:: PROVIDED RECORDS ::

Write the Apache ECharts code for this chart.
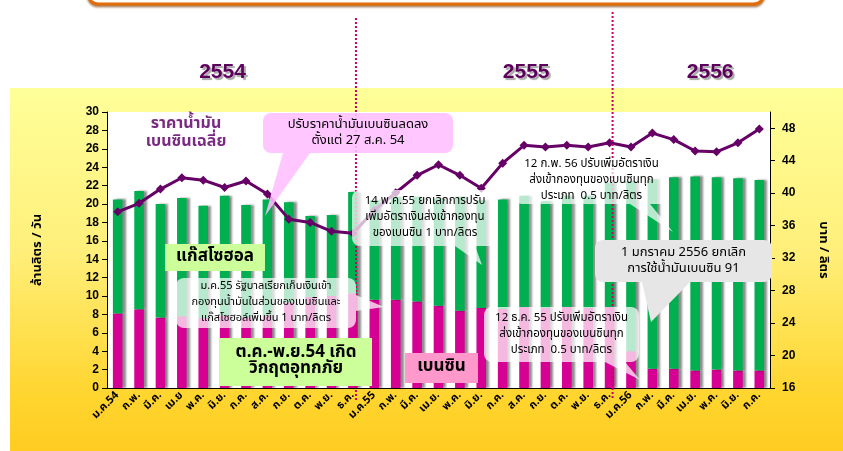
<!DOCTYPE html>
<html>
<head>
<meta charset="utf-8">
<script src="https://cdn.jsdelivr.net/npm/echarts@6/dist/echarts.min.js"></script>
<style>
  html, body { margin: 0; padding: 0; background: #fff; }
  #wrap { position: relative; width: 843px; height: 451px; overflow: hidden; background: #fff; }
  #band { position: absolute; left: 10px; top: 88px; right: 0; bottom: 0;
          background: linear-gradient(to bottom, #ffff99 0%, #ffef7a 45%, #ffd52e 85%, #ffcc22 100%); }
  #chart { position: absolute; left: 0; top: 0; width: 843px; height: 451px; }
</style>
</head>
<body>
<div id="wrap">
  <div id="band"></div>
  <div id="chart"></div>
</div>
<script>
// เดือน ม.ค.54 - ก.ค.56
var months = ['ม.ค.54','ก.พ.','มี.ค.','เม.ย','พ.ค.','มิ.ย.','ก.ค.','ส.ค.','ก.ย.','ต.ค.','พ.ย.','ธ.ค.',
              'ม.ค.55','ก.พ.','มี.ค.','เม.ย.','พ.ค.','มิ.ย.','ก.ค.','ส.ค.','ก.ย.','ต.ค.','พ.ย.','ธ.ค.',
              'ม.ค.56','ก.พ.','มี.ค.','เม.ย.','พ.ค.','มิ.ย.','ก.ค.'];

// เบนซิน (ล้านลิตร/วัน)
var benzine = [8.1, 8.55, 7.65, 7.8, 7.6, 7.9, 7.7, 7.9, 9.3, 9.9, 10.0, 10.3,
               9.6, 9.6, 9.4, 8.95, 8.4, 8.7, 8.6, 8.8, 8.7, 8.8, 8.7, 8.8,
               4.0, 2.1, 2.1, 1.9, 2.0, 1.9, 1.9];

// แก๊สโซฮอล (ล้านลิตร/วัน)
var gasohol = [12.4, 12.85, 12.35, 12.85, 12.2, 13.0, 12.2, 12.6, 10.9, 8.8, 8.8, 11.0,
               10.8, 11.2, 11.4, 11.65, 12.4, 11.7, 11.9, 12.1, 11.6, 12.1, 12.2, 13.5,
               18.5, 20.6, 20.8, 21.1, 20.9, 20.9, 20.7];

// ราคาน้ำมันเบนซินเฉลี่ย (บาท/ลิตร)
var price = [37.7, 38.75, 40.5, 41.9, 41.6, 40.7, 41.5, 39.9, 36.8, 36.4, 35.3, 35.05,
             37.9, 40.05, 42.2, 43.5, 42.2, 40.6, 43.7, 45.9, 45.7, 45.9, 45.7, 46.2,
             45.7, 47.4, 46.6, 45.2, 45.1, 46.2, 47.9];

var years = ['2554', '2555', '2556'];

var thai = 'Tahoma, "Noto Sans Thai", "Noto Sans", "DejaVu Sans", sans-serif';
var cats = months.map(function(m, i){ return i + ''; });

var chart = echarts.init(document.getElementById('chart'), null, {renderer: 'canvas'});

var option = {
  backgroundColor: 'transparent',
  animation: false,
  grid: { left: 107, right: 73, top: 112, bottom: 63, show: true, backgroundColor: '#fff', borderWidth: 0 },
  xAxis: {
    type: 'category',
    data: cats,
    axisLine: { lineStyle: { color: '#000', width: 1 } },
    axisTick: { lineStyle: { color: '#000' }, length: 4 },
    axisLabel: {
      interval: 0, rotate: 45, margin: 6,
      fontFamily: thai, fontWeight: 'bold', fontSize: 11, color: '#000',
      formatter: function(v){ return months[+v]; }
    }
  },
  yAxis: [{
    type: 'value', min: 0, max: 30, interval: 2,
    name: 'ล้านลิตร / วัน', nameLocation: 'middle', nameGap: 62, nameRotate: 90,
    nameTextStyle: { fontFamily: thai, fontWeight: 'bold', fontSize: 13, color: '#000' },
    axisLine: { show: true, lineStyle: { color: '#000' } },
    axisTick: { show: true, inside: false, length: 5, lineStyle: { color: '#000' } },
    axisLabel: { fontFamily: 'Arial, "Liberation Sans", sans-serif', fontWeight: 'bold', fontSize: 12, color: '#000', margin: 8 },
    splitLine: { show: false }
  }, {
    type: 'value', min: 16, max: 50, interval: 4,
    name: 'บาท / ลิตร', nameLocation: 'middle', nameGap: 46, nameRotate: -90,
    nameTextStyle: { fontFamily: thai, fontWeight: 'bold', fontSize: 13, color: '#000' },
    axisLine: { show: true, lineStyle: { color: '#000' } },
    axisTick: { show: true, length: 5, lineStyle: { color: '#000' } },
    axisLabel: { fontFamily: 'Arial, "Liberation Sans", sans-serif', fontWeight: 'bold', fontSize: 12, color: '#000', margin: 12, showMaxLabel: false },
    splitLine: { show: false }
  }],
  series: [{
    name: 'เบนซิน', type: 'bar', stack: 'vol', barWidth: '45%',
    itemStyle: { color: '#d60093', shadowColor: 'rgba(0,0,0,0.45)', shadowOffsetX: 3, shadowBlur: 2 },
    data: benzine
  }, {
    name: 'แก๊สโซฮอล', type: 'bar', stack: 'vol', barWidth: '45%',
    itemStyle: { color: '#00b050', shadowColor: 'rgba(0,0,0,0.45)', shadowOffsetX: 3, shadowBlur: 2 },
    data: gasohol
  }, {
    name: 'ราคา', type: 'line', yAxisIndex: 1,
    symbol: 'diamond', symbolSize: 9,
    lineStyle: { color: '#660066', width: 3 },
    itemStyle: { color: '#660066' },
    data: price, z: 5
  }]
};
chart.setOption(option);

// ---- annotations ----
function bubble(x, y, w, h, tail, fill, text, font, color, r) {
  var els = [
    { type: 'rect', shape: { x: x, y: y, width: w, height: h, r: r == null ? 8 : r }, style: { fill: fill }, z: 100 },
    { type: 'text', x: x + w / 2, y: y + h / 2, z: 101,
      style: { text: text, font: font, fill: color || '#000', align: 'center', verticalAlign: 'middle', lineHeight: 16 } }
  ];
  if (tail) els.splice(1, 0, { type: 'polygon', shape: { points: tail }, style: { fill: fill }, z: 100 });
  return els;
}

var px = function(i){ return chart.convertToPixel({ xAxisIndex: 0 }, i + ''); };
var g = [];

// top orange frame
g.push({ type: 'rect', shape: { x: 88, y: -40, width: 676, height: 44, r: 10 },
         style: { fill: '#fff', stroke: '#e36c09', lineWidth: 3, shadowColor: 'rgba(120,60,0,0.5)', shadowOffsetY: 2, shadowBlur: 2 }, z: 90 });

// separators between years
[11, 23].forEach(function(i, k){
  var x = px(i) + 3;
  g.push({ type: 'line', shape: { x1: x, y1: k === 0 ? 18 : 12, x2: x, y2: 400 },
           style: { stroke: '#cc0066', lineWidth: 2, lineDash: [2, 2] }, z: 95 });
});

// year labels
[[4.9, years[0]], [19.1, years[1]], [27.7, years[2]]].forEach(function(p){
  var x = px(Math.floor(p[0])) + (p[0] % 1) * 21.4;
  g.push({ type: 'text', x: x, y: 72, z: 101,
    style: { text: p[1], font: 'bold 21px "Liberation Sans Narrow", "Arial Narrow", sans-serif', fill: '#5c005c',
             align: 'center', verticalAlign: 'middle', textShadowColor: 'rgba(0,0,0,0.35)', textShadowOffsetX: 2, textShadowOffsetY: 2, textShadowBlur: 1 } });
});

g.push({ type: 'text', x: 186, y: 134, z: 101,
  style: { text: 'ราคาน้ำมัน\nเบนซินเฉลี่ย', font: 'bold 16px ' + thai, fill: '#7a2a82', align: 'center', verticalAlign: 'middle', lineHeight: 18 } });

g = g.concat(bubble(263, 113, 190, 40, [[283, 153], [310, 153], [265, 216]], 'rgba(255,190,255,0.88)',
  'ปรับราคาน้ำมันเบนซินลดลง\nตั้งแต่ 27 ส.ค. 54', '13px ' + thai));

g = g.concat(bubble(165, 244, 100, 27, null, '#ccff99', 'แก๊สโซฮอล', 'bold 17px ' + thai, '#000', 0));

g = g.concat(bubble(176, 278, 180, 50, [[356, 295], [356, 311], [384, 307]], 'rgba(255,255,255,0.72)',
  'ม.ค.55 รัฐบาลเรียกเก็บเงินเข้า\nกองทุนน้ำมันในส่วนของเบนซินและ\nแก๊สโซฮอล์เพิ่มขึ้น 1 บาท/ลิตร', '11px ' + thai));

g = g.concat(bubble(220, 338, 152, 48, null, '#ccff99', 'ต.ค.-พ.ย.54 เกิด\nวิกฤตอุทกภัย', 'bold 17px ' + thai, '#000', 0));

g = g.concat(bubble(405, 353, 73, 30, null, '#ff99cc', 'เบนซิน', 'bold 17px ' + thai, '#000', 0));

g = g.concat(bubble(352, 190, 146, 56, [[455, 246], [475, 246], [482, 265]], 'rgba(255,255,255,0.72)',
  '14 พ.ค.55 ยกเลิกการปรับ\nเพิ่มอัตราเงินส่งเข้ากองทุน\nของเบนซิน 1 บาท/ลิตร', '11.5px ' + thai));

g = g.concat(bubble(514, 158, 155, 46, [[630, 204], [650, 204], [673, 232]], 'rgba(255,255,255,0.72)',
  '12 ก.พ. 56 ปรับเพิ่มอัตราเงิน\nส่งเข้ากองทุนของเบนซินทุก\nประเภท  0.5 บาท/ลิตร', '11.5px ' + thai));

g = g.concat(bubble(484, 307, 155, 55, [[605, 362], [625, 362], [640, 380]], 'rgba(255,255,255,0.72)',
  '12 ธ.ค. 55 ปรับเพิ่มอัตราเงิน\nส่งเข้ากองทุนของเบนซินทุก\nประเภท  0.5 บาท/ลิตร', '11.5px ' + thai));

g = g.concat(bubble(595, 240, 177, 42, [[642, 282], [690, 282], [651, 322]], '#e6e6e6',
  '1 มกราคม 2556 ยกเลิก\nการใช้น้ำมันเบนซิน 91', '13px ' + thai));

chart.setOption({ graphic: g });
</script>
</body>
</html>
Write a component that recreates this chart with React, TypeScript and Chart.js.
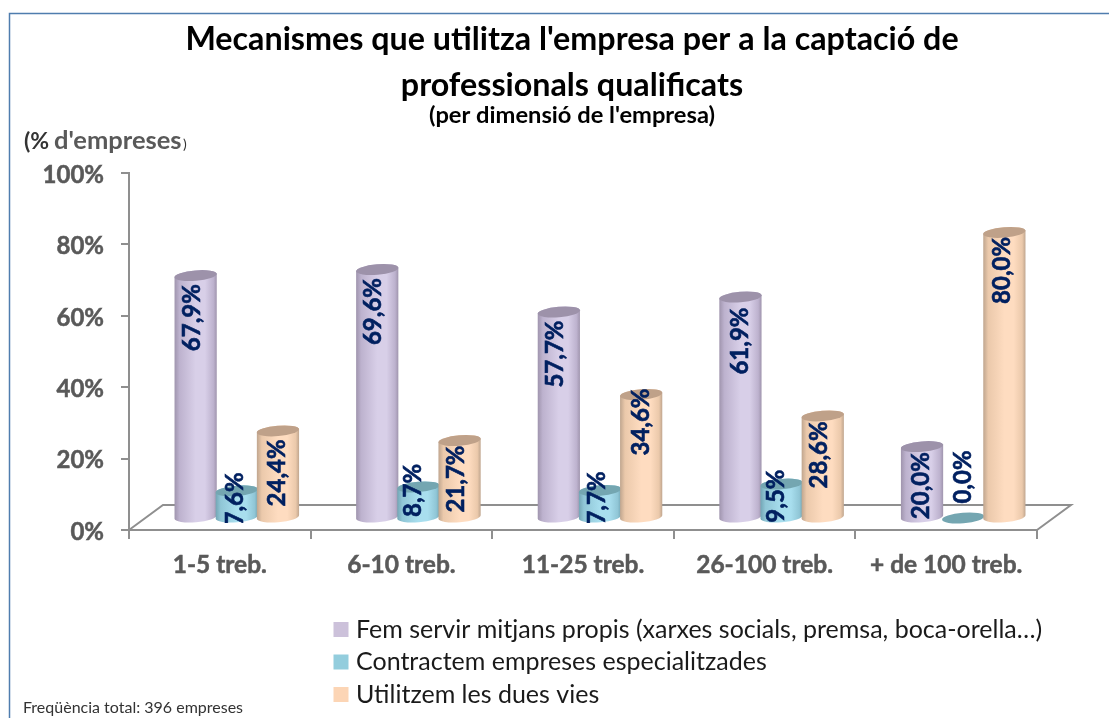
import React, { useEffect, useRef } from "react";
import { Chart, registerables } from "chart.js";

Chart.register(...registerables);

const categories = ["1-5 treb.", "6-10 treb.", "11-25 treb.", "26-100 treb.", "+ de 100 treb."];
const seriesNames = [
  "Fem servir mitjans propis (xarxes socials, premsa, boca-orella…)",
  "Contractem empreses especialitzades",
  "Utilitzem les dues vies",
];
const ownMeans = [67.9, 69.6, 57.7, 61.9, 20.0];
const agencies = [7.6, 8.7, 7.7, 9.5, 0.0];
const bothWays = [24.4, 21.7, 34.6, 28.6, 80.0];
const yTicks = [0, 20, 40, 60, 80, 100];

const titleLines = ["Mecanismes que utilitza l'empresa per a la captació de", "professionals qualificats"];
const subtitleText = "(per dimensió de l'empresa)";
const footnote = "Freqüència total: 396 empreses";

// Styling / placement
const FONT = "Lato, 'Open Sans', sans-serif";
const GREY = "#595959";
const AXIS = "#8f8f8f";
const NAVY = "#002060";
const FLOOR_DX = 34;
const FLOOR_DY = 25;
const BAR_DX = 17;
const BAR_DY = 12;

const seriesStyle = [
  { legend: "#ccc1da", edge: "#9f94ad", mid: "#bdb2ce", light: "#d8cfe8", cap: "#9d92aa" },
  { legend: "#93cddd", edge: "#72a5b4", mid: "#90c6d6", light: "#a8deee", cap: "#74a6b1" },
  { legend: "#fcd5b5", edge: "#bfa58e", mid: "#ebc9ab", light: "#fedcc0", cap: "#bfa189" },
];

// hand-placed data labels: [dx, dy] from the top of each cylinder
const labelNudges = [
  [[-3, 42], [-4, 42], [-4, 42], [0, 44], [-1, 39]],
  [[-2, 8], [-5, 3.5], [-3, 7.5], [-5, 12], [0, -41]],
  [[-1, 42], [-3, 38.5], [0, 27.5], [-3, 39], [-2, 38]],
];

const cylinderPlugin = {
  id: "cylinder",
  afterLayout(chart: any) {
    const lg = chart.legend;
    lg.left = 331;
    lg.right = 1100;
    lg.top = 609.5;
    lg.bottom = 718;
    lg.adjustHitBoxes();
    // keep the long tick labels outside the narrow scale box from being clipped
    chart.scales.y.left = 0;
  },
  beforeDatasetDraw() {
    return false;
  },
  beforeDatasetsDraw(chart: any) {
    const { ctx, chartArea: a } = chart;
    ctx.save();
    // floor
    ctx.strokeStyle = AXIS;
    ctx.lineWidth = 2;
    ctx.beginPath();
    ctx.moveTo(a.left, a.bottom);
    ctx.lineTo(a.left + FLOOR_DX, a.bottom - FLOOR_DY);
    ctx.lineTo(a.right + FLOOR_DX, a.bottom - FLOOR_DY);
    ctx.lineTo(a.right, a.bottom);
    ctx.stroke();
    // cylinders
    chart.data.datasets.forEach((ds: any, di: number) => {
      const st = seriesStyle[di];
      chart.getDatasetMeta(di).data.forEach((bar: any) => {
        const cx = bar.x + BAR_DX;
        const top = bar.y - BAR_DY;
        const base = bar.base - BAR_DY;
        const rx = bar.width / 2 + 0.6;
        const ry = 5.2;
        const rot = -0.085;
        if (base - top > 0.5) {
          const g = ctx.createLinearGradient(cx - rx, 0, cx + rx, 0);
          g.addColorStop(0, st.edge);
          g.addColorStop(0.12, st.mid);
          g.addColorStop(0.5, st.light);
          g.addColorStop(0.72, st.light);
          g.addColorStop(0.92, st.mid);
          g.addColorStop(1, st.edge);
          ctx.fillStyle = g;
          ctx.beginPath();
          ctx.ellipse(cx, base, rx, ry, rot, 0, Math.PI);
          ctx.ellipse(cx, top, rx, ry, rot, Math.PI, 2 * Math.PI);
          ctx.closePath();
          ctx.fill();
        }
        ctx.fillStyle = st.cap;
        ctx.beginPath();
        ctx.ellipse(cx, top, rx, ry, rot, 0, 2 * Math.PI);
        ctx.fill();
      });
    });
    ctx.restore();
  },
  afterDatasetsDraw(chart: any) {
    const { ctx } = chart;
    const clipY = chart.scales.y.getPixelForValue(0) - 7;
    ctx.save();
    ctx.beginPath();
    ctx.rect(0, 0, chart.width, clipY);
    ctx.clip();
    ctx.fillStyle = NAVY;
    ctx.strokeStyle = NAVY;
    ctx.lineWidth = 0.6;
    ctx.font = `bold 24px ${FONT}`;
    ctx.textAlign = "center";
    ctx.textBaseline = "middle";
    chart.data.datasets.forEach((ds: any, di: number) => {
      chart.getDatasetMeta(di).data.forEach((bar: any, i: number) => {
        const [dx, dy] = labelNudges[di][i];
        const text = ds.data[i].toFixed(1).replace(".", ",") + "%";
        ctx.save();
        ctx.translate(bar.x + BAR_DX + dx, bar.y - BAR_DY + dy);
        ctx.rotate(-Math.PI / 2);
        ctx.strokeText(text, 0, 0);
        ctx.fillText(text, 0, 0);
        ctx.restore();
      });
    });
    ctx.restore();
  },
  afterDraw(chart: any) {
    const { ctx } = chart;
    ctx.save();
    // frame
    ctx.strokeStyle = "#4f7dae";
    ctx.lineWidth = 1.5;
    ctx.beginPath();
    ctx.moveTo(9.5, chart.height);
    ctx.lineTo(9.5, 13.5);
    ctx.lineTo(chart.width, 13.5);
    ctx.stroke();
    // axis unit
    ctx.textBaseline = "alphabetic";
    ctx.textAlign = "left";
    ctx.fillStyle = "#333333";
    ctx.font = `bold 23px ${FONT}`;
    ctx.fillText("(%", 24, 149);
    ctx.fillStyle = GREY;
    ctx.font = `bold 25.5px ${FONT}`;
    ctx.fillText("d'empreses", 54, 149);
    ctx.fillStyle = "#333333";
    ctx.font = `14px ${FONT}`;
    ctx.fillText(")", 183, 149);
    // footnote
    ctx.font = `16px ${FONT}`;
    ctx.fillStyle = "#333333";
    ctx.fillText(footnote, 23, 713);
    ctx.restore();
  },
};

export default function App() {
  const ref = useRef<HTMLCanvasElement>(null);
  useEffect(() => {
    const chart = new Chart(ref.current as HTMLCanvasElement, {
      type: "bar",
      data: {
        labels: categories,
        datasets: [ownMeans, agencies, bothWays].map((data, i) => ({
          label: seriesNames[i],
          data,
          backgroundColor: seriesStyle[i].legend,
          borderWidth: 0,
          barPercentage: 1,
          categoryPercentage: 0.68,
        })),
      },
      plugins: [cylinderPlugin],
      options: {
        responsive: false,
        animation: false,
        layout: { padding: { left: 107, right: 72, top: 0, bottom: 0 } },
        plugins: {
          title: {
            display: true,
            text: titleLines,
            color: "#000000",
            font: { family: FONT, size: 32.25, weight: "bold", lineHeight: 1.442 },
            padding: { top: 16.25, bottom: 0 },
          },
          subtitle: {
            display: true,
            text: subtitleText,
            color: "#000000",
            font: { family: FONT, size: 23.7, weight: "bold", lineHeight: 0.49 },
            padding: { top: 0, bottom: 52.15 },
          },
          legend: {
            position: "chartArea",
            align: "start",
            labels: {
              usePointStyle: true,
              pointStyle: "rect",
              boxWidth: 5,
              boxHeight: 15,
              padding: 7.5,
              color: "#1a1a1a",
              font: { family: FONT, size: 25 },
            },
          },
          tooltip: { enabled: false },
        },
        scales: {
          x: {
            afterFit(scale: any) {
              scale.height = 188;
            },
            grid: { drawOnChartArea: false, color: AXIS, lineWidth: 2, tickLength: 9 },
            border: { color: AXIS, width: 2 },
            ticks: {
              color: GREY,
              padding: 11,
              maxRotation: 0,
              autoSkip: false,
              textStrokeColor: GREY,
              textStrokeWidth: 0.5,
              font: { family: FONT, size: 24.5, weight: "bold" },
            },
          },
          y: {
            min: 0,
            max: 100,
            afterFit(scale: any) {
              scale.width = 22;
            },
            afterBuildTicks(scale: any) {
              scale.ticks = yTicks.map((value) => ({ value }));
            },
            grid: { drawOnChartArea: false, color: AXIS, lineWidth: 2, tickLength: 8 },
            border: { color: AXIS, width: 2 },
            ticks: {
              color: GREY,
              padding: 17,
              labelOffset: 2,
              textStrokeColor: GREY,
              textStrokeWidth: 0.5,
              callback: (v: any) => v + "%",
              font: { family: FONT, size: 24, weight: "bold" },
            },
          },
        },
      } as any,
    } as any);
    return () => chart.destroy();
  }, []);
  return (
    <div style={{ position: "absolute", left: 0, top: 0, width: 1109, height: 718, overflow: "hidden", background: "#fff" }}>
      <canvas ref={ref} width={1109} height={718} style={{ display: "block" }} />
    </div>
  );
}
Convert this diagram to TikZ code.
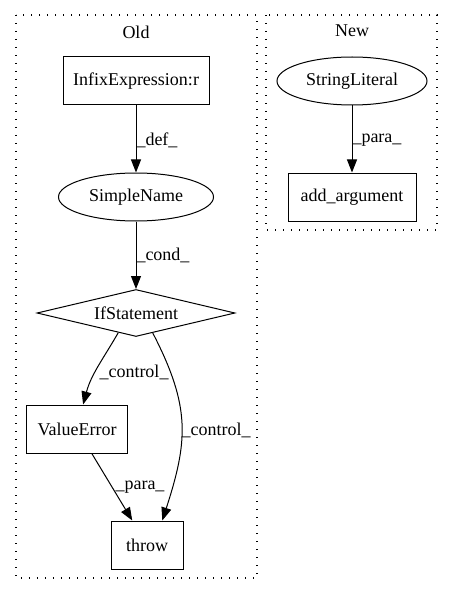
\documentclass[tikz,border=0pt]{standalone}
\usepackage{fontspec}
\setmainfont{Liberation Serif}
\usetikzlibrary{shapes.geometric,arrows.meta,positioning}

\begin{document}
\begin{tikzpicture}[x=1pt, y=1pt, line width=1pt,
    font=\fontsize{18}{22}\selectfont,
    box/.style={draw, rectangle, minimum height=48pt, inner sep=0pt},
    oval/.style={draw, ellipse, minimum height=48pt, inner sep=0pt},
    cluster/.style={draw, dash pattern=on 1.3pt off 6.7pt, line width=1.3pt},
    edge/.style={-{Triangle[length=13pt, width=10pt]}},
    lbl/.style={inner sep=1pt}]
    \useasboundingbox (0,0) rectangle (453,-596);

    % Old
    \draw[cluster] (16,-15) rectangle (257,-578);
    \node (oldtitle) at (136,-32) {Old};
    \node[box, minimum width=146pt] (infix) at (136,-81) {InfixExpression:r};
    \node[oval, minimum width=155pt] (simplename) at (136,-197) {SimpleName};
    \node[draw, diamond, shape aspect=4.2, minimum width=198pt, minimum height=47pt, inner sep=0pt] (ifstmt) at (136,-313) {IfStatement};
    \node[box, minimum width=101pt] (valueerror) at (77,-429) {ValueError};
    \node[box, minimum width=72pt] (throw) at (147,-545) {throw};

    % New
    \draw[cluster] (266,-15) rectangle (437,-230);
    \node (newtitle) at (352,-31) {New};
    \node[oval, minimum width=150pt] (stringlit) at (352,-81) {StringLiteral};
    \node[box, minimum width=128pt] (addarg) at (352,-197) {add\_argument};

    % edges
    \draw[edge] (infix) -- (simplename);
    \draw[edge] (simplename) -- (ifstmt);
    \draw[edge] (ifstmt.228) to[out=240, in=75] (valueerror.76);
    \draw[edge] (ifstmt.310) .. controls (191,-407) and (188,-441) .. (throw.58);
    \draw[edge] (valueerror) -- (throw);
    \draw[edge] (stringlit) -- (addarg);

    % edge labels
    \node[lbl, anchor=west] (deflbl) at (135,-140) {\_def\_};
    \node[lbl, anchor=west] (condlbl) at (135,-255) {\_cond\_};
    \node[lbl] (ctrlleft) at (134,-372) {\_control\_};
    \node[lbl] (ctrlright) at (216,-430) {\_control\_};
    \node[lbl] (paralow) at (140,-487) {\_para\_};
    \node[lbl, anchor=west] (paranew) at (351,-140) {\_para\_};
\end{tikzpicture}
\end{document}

:::

▶ [DESCRIPTION OF THE TASK]:
From the first line of the listing above, repeat every line through the one holding "18.5, 20.6, 20.8, 21.1, 20.9, 20.9, 20.7];". Both ends count, and pictures stay out.

▶ [RESULT OF THIS TASK]:
Write the Apache ECharts code for this chart.
<!DOCTYPE html>
<html>
<head>
<meta charset="utf-8">
<script src="https://cdn.jsdelivr.net/npm/echarts@6/dist/echarts.min.js"></script>
<style>
  html, body { margin: 0; padding: 0; background: #fff; }
  #wrap { position: relative; width: 843px; height: 451px; overflow: hidden; background: #fff; }
  #band { position: absolute; left: 10px; top: 88px; right: 0; bottom: 0;
          background: linear-gradient(to bottom, #ffff99 0%, #ffef7a 45%, #ffd52e 85%, #ffcc22 100%); }
  #chart { position: absolute; left: 0; top: 0; width: 843px; height: 451px; }
</style>
</head>
<body>
<div id="wrap">
  <div id="band"></div>
  <div id="chart"></div>
</div>
<script>
// เดือน ม.ค.54 - ก.ค.56
var months = ['ม.ค.54','ก.พ.','มี.ค.','เม.ย','พ.ค.','มิ.ย.','ก.ค.','ส.ค.','ก.ย.','ต.ค.','พ.ย.','ธ.ค.',
              'ม.ค.55','ก.พ.','มี.ค.','เม.ย.','พ.ค.','มิ.ย.','ก.ค.','ส.ค.','ก.ย.','ต.ค.','พ.ย.','ธ.ค.',
              'ม.ค.56','ก.พ.','มี.ค.','เม.ย.','พ.ค.','มิ.ย.','ก.ค.'];

// เบนซิน (ล้านลิตร/วัน)
var benzine = [8.1, 8.55, 7.65, 7.8, 7.6, 7.9, 7.7, 7.9, 9.3, 9.9, 10.0, 10.3,
               9.6, 9.6, 9.4, 8.95, 8.4, 8.7, 8.6, 8.8, 8.7, 8.8, 8.7, 8.8,
               4.0, 2.1, 2.1, 1.9, 2.0, 1.9, 1.9];

// แก๊สโซฮอล (ล้านลิตร/วัน)
var gasohol = [12.4, 12.85, 12.35, 12.85, 12.2, 13.0, 12.2, 12.6, 10.9, 8.8, 8.8, 11.0,
               10.8, 11.2, 11.4, 11.65, 12.4, 11.7, 11.9, 12.1, 11.6, 12.1, 12.2, 13.5,
               18.5, 20.6, 20.8, 21.1, 20.9, 20.9, 20.7];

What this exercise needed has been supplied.